Think of all those engagement rings.

The market potential of this zealous fan devotion has not gone unnoticed. Network television stores are putting aside the traditional logo coffee mug and T-shirt because the real money, it turns out, is in allowing viewers to create their own piece of the TV towns of Salem, Pine Valley, Llanview, Port Charles and Harmony.

ABC debuted its Shop the Soaps feature last summer in "All My Children's" steamy Pine Valley by having the character Dixie Martin wear a "wishing star" necklace. The first commercial break directed viewers to ABC's Web site, informing them they could own their own wishing star necklace. The necklace, along with three other pieces of jewelry featured on the show, drew respectable sales on ABC.com and on the Home Shopping Network, which handles customer service and merchandising for ABC.

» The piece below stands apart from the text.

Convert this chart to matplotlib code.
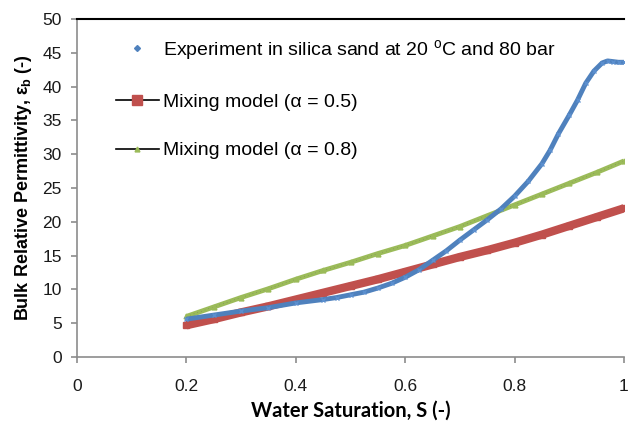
import matplotlib
matplotlib.use("Agg")
import matplotlib.pyplot as plt
from matplotlib.lines import Line2D

plt.rcParams['font.family'] = ['Liberation Sans', 'DejaVu Sans']
plt.rcParams['mathtext.fontset'] = 'custom'
plt.rcParams['mathtext.rm'] = 'Liberation Sans'
plt.rcParams['mathtext.it'] = 'Liberation Sans:italic'
plt.rcParams['mathtext.bf'] = 'Liberation Sans:bold'

# Measured bulk permittivity vs water saturation
s_exp = [0.20, 0.25, 0.30, 0.35, 0.40, 0.45, 0.475, 0.50, 0.525, 0.55, 0.575,
         0.60, 0.625, 0.65, 0.675, 0.70, 0.725, 0.75, 0.775, 0.80, 0.825,
         0.85, 0.865, 0.88, 0.90, 0.915, 0.93, 0.945, 0.96, 0.97, 0.98, 0.99, 1.00]
eps_exp = [5.6, 6.2, 6.8, 7.3, 8.0, 8.5, 8.8, 9.2, 9.6, 10.2, 10.9,
           11.8, 12.9, 14.3, 15.7, 17.3, 18.8, 20.3, 21.9, 23.8, 26.0,
           28.6, 30.6, 33.0, 35.8, 38.0, 40.5, 42.3, 43.5, 43.8, 43.7, 43.6, 43.6]

# Mixing model predictions
s_mod = [0.20, 0.25, 0.30, 0.35, 0.40, 0.45, 0.50, 0.55, 0.60, 0.65, 0.70,
         0.75, 0.80, 0.85, 0.90, 0.95, 1.00]
eps_a05 = [4.7, 5.6, 6.6, 7.5, 8.5, 9.5, 10.5, 11.5, 12.6, 13.7, 14.8,
           15.8, 16.9, 18.1, 19.4, 20.7, 22.0]
eps_a08 = [6.0, 7.4, 8.8, 10.1, 11.5, 12.8, 14.0, 15.3, 16.5, 17.9, 19.3,
           20.9, 22.5, 24.1, 25.7, 27.3, 29.0]

labels = ["Experiment in silica sand at 20 $^{\\mathrm{o}}$C and 80 bar",
          "Mixing model (\u03b1 = 0.5)",
          "Mixing model (\u03b1 = 0.8)"]

blue = "#4f81bd"
red = "#c0504d"
green = "#9bbb59"

fig = plt.figure(figsize=(6.3, 4.23), dpi=100)
ax = fig.add_axes([77 / 630, 1 - 357 / 423, 547 / 630, 338 / 423])

# thick bands standing in for the densely packed markers
ax.plot(s_mod, eps_a05, color=red, lw=6, solid_capstyle='butt', zorder=2)
ax.plot(s_mod, eps_a05, ls='none', marker='s', ms=4.5, mfc=red, mec=red, zorder=3)
ax.plot(s_mod, eps_a08, color=green, lw=3.5, solid_capstyle='butt', zorder=2)
ax.plot(s_mod, eps_a08, color='#6b6b5a', lw=0.4, ls=(0, (1, 6)), marker='^', ms=3.5,
        mfc=green, mec=green, zorder=3)
ax.plot(s_exp, eps_exp, color=blue, lw=3.5, solid_capstyle='butt', zorder=4)
ax.plot(s_exp, eps_exp, ls='none', marker='x', ms=3.5, mew=1, color='#5b8fcf', zorder=4)

ax.set_xlim(0, 1)
ax.set_ylim(0, 50)
ax.set_xticks([0, 0.2, 0.4, 0.6, 0.8, 1])
ax.set_xticklabels(["0", "0.2", "0.4", "0.6", "0.8", "1"])
ax.set_yticks(range(0, 51, 5))

for side in ['left', 'bottom']:
    ax.spines[side].set_color('#8c8c8c')
    ax.spines[side].set_linewidth(1.2)
ax.spines['top'].set_color('black')
ax.spines['top'].set_linewidth(1.5)
ax.spines['right'].set_visible(False)
ax.tick_params(direction='out', length=4, width=1.2, color='#8c8c8c',
               labelsize=12.5, labelcolor='#1a1a1a')
ax.tick_params(axis='y', pad=7)
ax.tick_params(axis='x', pad=12)

ax.set_ylabel("Bulk Relative Permittivity, \u03b5$_{\\mathbf{b}}$ (-)",
              fontsize=13, fontweight='bold', labelpad=6)
ax.set_xlabel("Water Saturation, S (-)", fontsize=14.5, fontweight='bold',
              family=['Lato', 'DejaVu Sans'], labelpad=5)

handles = [
    Line2D([], [], ls='none', marker='D', ms=3, color=blue),
    Line2D([], [], color='black', lw=1.2, marker='s', ms=7, mfc=red, mec=red),
    Line2D([], [], color='black', lw=1.2, marker='^', ms=3.5, mfc=green, mec=green),
]
ax.legend(handles, labels, loc='upper left', frameon=False, fontsize=14,
          bbox_to_anchor=(116 / 630, 1 - 38 / 423), bbox_transform=fig.transFigure,
          borderpad=0, borderaxespad=0, handlelength=2.2, handletextpad=0.2,
          labelspacing=1.6)

fig.savefig("out.png", dpi=100)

Before Dixie could be saved from a mysterious death under questionable circumstances, the Shop the Soaps line was vastly expanded. Now viewers can purchase items showcased on three ABC soaps, such as a pair of 14-karat gold, faux-diamond drop earrings for $69.95. If the "One Life to Live" story line is any guide, these earrings are a must if one happens to find out the baby one was told had died during childbirth is alive and living in one's home as an adopted son.